COLLECTED DATA:

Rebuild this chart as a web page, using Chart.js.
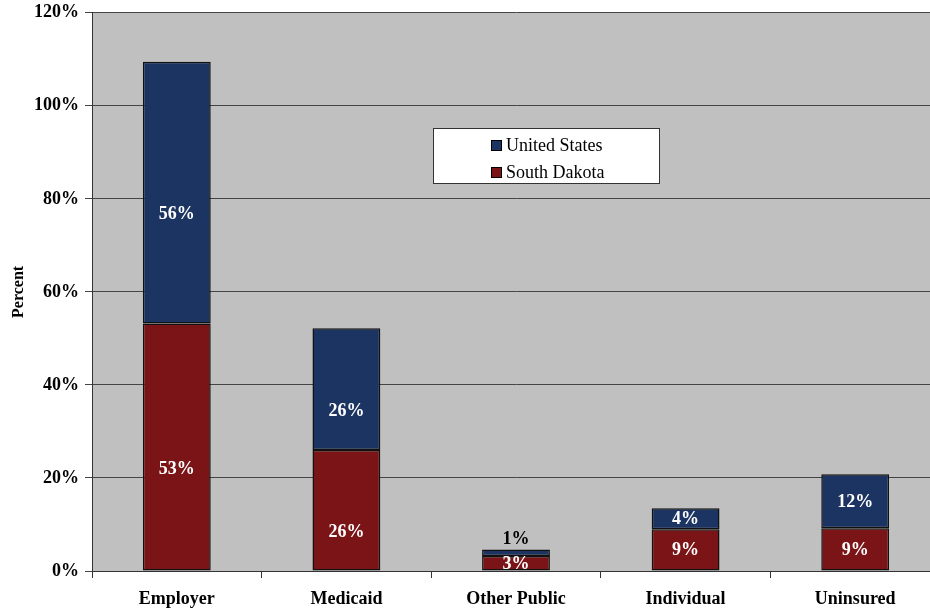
<!DOCTYPE html>
<html>
<head>
<meta charset="utf-8">
<script src="https://cdn.jsdelivr.net/npm/chart.js@4"></script>
<style>
  html, body { margin: 0; padding: 0; background: #fff; overflow: hidden; }
  #wrap { width: 940px; height: 609px; overflow: hidden; }
  #coverageChart { display: block; margin-top: -4px; }
</style>
</head>
<body>
<div id="wrap"><canvas id="coverageChart" width="940" height="613"></canvas></div>
<script>
// coverage categories and shares
var categories = ['Employer', 'Medicaid', 'Other Public', 'Individual', 'Uninsured'];
var southDakota = [53.2, 26.0, 3.2, 9.0, 9.2];
var unitedStates = [56.3, 26.2, 1.4, 4.5, 11.6];
var southDakotaLabels = ['53%', '26%', '3%', '9%', '9%'];
var unitedStatesLabels = ['56%', '26%', '1%', '4%', '12%'];
var yTicks = [0, 20, 40, 60, 80, 100, 120];

var serif = '"Liberation Serif", "Times New Roman", serif';

var plotBackground = {
    id: 'plotBackground',
    beforeDraw: function(chart) {
        var a = chart.chartArea, ctx = chart.ctx;
        ctx.save();
        ctx.fillStyle = '#c0c0c0';
        ctx.fillRect(a.left, a.top, a.right - a.left, a.bottom - a.top);
        ctx.restore();
    }
};

var barLabels = {
    id: 'barLabels',
    afterDatasetsDraw: function(chart) {
        var ctx = chart.ctx;
        ctx.save();
        ctx.font = 'bold 18px ' + serif;
        ctx.textAlign = 'center';
        ctx.textBaseline = 'middle';
        chart.data.datasets.forEach(function(ds, i) {
            chart.getDatasetMeta(i).data.forEach(function(bar, j) {
                var h = Math.abs(bar.base - bar.y);
                var text = ds.valueLabels[j];
                if (h < 10) {
                    ctx.fillStyle = '#000';
                    ctx.fillText(text, bar.x, bar.y - 10);
                } else {
                    // tall segments carry their label a bit below the middle
                    var shift = h > 100 ? 22 : 1;
                    ctx.fillStyle = '#fff';
                    ctx.fillText(text, bar.x, (bar.y + bar.base) / 2 + shift);
                }
            });
        });
        ctx.restore();
    }
};

// legend box drawn inside the plot, United States on top
var boxLegend = {
    id: 'boxLegend',
    afterDraw: function(chart) {
        var ctx = chart.ctx;
        var x = 433, y = 132, w = 226, h = 55;
        ctx.save();
        ctx.fillStyle = '#fff';
        ctx.fillRect(x, y, w, h);
        ctx.strokeStyle = '#333';
        ctx.lineWidth = 1;
        ctx.strokeRect(x + 0.5, y + 0.5, w, h);
        ctx.font = '18px ' + serif;
        ctx.textBaseline = 'middle';
        var items = chart.data.datasets.slice().reverse();
        items.forEach(function(ds, k) {
            var cy = y + 18 + k * 27;
            ctx.fillStyle = ds.backgroundColor;
            ctx.fillRect(491, cy - 6, 11, 11);
            ctx.strokeStyle = '#000';
            ctx.strokeRect(491.5, cy - 5.5, 10, 10);
            ctx.fillStyle = '#000';
            ctx.fillText(ds.label, 506, cy);
        });
        ctx.restore();
    }
};

new Chart(document.getElementById('coverageChart').getContext('2d'), {
    type: 'bar',
    data: {
        labels: categories,
        datasets: [{
            label: 'South Dakota',
            data: southDakota,
            valueLabels: southDakotaLabels,
            backgroundColor: '#7b1416',
            borderColor: '#111',
            borderWidth: 1.5,
            borderSkipped: false,
            barPercentage: 0.4,
            categoryPercentage: 1.0
        }, {
            label: 'United States',
            data: unitedStates,
            valueLabels: unitedStatesLabels,
            backgroundColor: '#1c3461',
            borderColor: '#111',
            borderWidth: 1.5,
            borderSkipped: false,
            barPercentage: 0.4,
            categoryPercentage: 1.0
        }]
    },
    options: {
        responsive: false,
        animation: false,
        layout: { padding: { top: 8, right: 0, bottom: 0, left: 0 } },
        plugins: {
            legend: { display: false },
            tooltip: { enabled: false }
        },
        scales: {
            x: {
                stacked: true,
                grid: {
                    offset: true,
                    drawOnChartArea: false,
                    drawTicks: true,
                    tickLength: 7,
                    color: '#333'
                },
                border: { color: '#333', width: 1 },
                ticks: {
                    color: '#000',
                    padding: 11,
                    font: { family: serif, size: 18, weight: 'bold' }
                },
                afterFit: function(scale) { scale.height = 38; }
            },
            y: {
                stacked: true,
                min: 0,
                max: 120,
                afterBuildTicks: function(scale) {
                    scale.ticks = yTicks.map(function(v) { return { value: v }; });
                },
                grid: {
                    color: '#444',
                    lineWidth: 1,
                    tickLength: 7
                },
                border: { color: '#333', width: 1 },
                ticks: {
                    color: '#000',
                    padding: 6,
                    font: { family: serif, size: 18, weight: 'bold' },
                    callback: function(v) { return v + '%'; }
                },
                title: {
                    display: true,
                    text: 'Percent',
                    color: '#000',
                    padding: { top: 9, bottom: 0 },
                    font: { family: serif, size: 16, weight: 'bold' }
                },
                afterFit: function(scale) { scale.width = 92; }
            }
        }
    },
    plugins: [plotBackground, barLabels, boxLegend]
});
</script>
</body>
</html>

EXERCISE GOAL:
Omit every picture, then repeat the remaining data exactly as it appears above.

COMPLETED TASK:
Rebuild this chart as a web page, using Chart.js.
<!DOCTYPE html>
<html>
<head>
<meta charset="utf-8">
<script src="https://cdn.jsdelivr.net/npm/chart.js@4"></script>
<style>
  html, body { margin: 0; padding: 0; background: #fff; overflow: hidden; }
  #wrap { width: 940px; height: 609px; overflow: hidden; }
  #coverageChart { display: block; margin-top: -4px; }
</style>
</head>
<body>
<div id="wrap"><canvas id="coverageChart" width="940" height="613"></canvas></div>
<script>
// coverage categories and shares
var categories = ['Employer', 'Medicaid', 'Other Public', 'Individual', 'Uninsured'];
var southDakota = [53.2, 26.0, 3.2, 9.0, 9.2];
var unitedStates = [56.3, 26.2, 1.4, 4.5, 11.6];
var southDakotaLabels = ['53%', '26%', '3%', '9%', '9%'];
var unitedStatesLabels = ['56%', '26%', '1%', '4%', '12%'];
var yTicks = [0, 20, 40, 60, 80, 100, 120];

var serif = '"Liberation Serif", "Times New Roman", serif';

var plotBackground = {
    id: 'plotBackground',
    beforeDraw: function(chart) {
        var a = chart.chartArea, ctx = chart.ctx;
        ctx.save();
        ctx.fillStyle = '#c0c0c0';
        ctx.fillRect(a.left, a.top, a.right - a.left, a.bottom - a.top);
        ctx.restore();
    }
};

var barLabels = {
    id: 'barLabels',
    afterDatasetsDraw: function(chart) {
        var ctx = chart.ctx;
        ctx.save();
        ctx.font = 'bold 18px ' + serif;
        ctx.textAlign = 'center';
        ctx.textBaseline = 'middle';
        chart.data.datasets.forEach(function(ds, i) {
            chart.getDatasetMeta(i).data.forEach(function(bar, j) {
                var h = Math.abs(bar.base - bar.y);
                var text = ds.valueLabels[j];
                if (h < 10) {
                    ctx.fillStyle = '#000';
                    ctx.fillText(text, bar.x, bar.y - 10);
                } else {
                    // tall segments carry their label a bit below the middle
                    var shift = h > 100 ? 22 : 1;
                    ctx.fillStyle = '#fff';
                    ctx.fillText(text, bar.x, (bar.y + bar.base) / 2 + shift);
                }
            });
        });
        ctx.restore();
    }
};

// legend box drawn inside the plot, United States on top
var boxLegend = {
    id: 'boxLegend',
    afterDraw: function(chart) {
        var ctx = chart.ctx;
        var x = 433, y = 132, w = 226, h = 55;
        ctx.save();
        ctx.fillStyle = '#fff';
        ctx.fillRect(x, y, w, h);
        ctx.strokeStyle = '#333';
        ctx.lineWidth = 1;
        ctx.strokeRect(x + 0.5, y + 0.5, w, h);
        ctx.font = '18px ' + serif;
        ctx.textBaseline = 'middle';
        var items = chart.data.datasets.slice().reverse();
        items.forEach(function(ds, k) {
            var cy = y + 18 + k * 27;
            ctx.fillStyle = ds.backgroundColor;
            ctx.fillRect(491, cy - 6, 11, 11);
            ctx.strokeStyle = '#000';
            ctx.strokeRect(491.5, cy - 5.5, 10, 10);
            ctx.fillStyle = '#000';
            ctx.fillText(ds.label, 506, cy);
        });
        ctx.restore();
    }
};

new Chart(document.getElementById('coverageChart').getContext('2d'), {
    type: 'bar',
    data: {
        labels: categories,
        datasets: [{
            label: 'South Dakota',
            data: southDakota,
            valueLabels: southDakotaLabels,
            backgroundColor: '#7b1416',
            borderColor: '#111',
            borderWidth: 1.5,
            borderSkipped: false,
            barPercentage: 0.4,
            categoryPercentage: 1.0
        }, {
            label: 'United States',
            data: unitedStates,
            valueLabels: unitedStatesLabels,
            backgroundColor: '#1c3461',
            borderColor: '#111',
            borderWidth: 1.5,
            borderSkipped: false,
            barPercentage: 0.4,
            categoryPercentage: 1.0
        }]
    },
    options: {
        responsive: false,
        animation: false,
        layout: { padding: { top: 8, right: 0, bottom: 0, left: 0 } },
        plugins: {
            legend: { display: false },
            tooltip: { enabled: false }
        },
        scales: {
            x: {
                stacked: true,
                grid: {
                    offset: true,
                    drawOnChartArea: false,
                    drawTicks: true,
                    tickLength: 7,
                    color: '#333'
                },
                border: { color: '#333', width: 1 },
                ticks: {
                    color: '#000',
                    padding: 11,
                    font: { family: serif, size: 18, weight: 'bold' }
                },
                afterFit: function(scale) { scale.height = 38; }
            },
            y: {
                stacked: true,
                min: 0,
                max: 120,
                afterBuildTicks: function(scale) {
                    scale.ticks = yTicks.map(function(v) { return { value: v }; });
                },
                grid: {
                    color: '#444',
                    lineWidth: 1,
                    tickLength: 7
                },
                border: { color: '#333', width: 1 },
                ticks: {
                    color: '#000',
                    padding: 6,
                    font: { family: serif, size: 18, weight: 'bold' },
                    callback: function(v) { return v + '%'; }
                },
                title: {
                    display: true,
                    text: 'Percent',
                    color: '#000',
                    padding: { top: 9, bottom: 0 },
                    font: { family: serif, size: 16, weight: 'bold' }
                },
                afterFit: function(scale) { scale.width = 92; }
            }
        }
    },
    plugins: [plotBackground, barLabels, boxLegend]
});
</script>
</body>
</html>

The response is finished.